I am an Adnyamathanha woman collaborating with my community for this research. This book is based on fieldwork, including interviews, workshops, and photo elicitation. I chose a range of photographs from the Mountford collection in the State Library
of South Australia to take back to Adnyamathanha. I conducted interviews with Elders, sometimes alone or with their families. I held workshops in several schools with young people to gain artistic responses to the photographs. I also curated the Minaaka
Apinhanga: Through Many Eyes exhibition (Richards 2019)— hereafter referred to as ‘the Exhibition’— at the South Australian Museum in 2019 of photographs, objects and artworks made in response to photographs.

I predicate this book on knowledge and understanding of Adnyamathanha epistemology, especially about photographs, rather than an analysis of Euro-Western understandings and anthropological theories of Adnyamathanha society. I explicate Muda as
encompassing Adnyamathanha law, history, and Creation stories. Muda underlies Adnyamathanha vision, interpretation, and discussion of many aspects of relationships. It is an overarching concept I need to address to understand how Adnyamathanha people view photographs. I aspire to fulfil, in some measure, the first aspect of Tuhiwai Smith’s (1999: xiii) call for decolonising methodologies: to ‘open up possibilities for knowing and understanding the world differently’. This is an Adnyamathanha-grounded theory of Adnyamathanha interpretation and uses of photography. These are our stories.

Across the generations, perceptions of photographs have a consistency as well as significant differences. The continuity of concepts in Adnyamathanha understandings of photographs shows the strength of the intergenerational transmission of culture. There have been over 180 years of Adnyamathanha contact with Udnyu people. However, many aspects of interpretations of the photographs are culturally specific, showing the power of those interpretations for both young and old Adnyamathanha participants regardless of Udnyu pressures to assimilate into Udnyu (Western) culture. This is particularly the case with Adnyamathanha’s understanding of Spirit in the photograph, as shown within this thesis.

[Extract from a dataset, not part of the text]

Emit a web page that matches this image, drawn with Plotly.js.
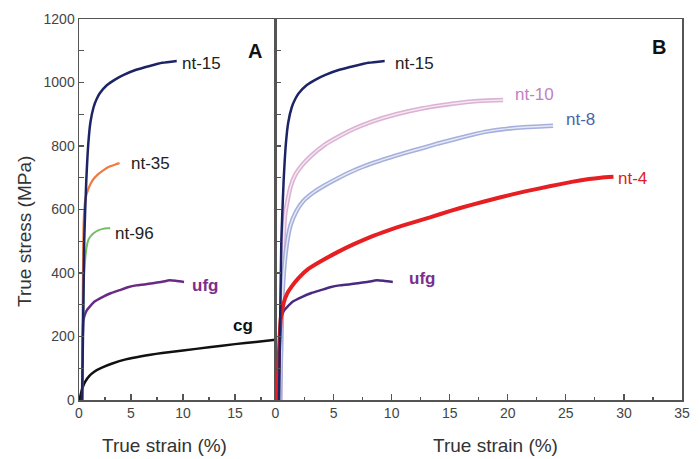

Analysis of Adnyamathanha understandings of photographs reveals historical and colonial misconceptions of the interpretation of Adnyamathanha gender relationships, which research has sometimes erroneously imputed to Adnyamathanha society today. This thesis shows how some of these misunderstandings of gender relationships have shaped contemporary understandings of kinship, relationality, and gender relationships.

The second aspect of Tuhiwai Smith’s (1999: xiii) call seeks solutions to problems caused by colonisation. I endeavoured to suggest ways such efforts can be further advanced in managing archives and in representing Indigenous people. To avoid misconceptions arising from some earlier representations of Adnyamathanha and Aboriginal people in general, I suggest a way to manage more adequate representations in conjunction with the contemporary subjects and owners of that representation.